Our Town: East Side Intersections Get Countdown Signals
By Dan Rivoli
August 18, 2010
The city announced the installation of 1,500 countdown signals at intersections, including Park Avenue, after a report found pedestrian injuries happen more on multi-lane streets.
“The report and actions detailed today, including the installation of pedestrian countdown signals across the city, will make our streets even safer,” Mayor Michael Bloomberg said in a statement, “especially for the pedestrians who, year in and year out, account for the majority of New York’s traffic fatalities.”
Park Avenue was selected to be a countdown signal corridor, from East 32nd Street to East 132nd Street. The first 250 countdown signals will be installed this month with the rest phased in over the next year.
The city wants the inclusion of pedestrian countdown signals to be the standard for new installations on wide streets.
An earlier pilot program that featured these signals at 24 intersections in five corridors showed that they reduced the number of pedestrians in the crosswalk when the light was about to turn green. On narrower streets, the report notes the countdown signals had no effect.
“Pedestrian countdown signals can help cut out any guesswork in crossing busy intersections to keep pedestrians from being caught in the middle of a dangerous situation,” said Department of Transportation Commissioner Janette Sadik-Khan in a statement.
The report reviewed more than 7,000 crash records to find out who is at risk for a pedestrian accident.
Manhattan has a high concentration of serious accidents.
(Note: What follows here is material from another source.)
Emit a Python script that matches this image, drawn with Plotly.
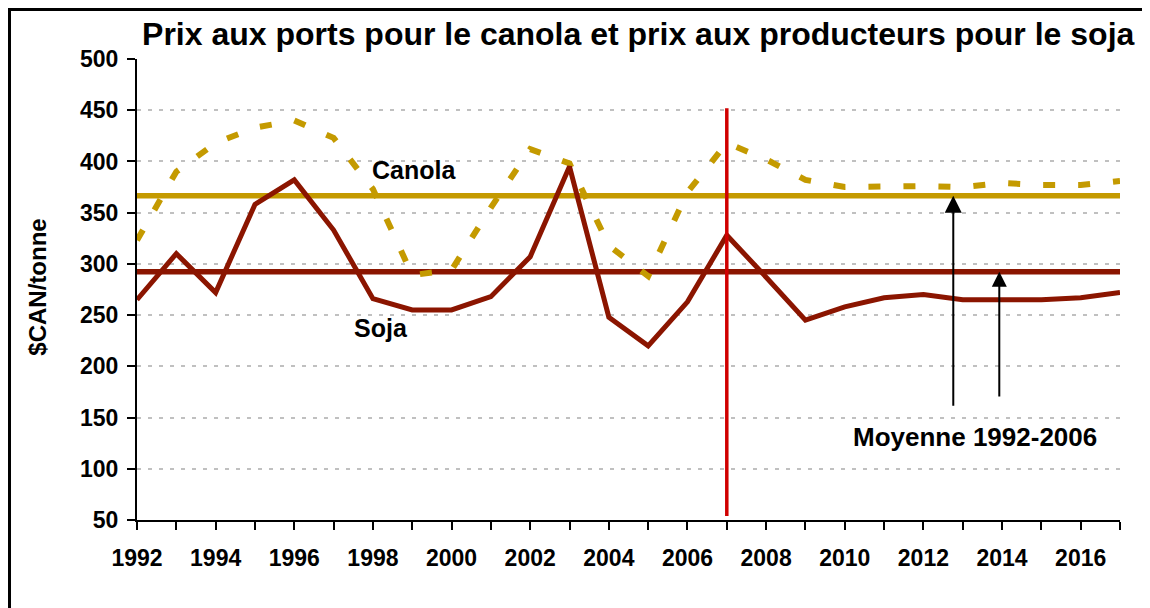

Four times as many pedestrians are killed or seriously injured per mile of street than in the four outer boroughs. Nearly half of those pedestrians killed in Manhattan lived outside the borough.
Most of the accidents, 79 percent, involve private vehicles and 80 percent involve male drivers.
Seniors are especially at risk when crossing wide streets. The report found that seniors comprise 38 percent fatalities, though they make up 12 percent of the population.
East Side Council Member Jessica Lappin, who chairs the Aging Committee, said the city is the third most dangerous for senior pedestrians.
“My hope is that these changes will make it safer for seniors, children and everyone in between,” Lappin said. “Making sure they know how much time they have to cross, and in certain instances increase time to cross, should make a big difference.”
Michael Auerbach, president of the environmental and transportation advocacy group Upper Green Side, called the report a confirmation of what New Yorkers already know about heavily-trafficked streets.
“The countdown timers have been long awaited. They have them in other cities. They’re proven and they save lives,” Auerbach said. “[The Upper East Side] is a place where people live, go to school, go shopping. They’re on the street in these neighborhoods and they need these safety improvements.”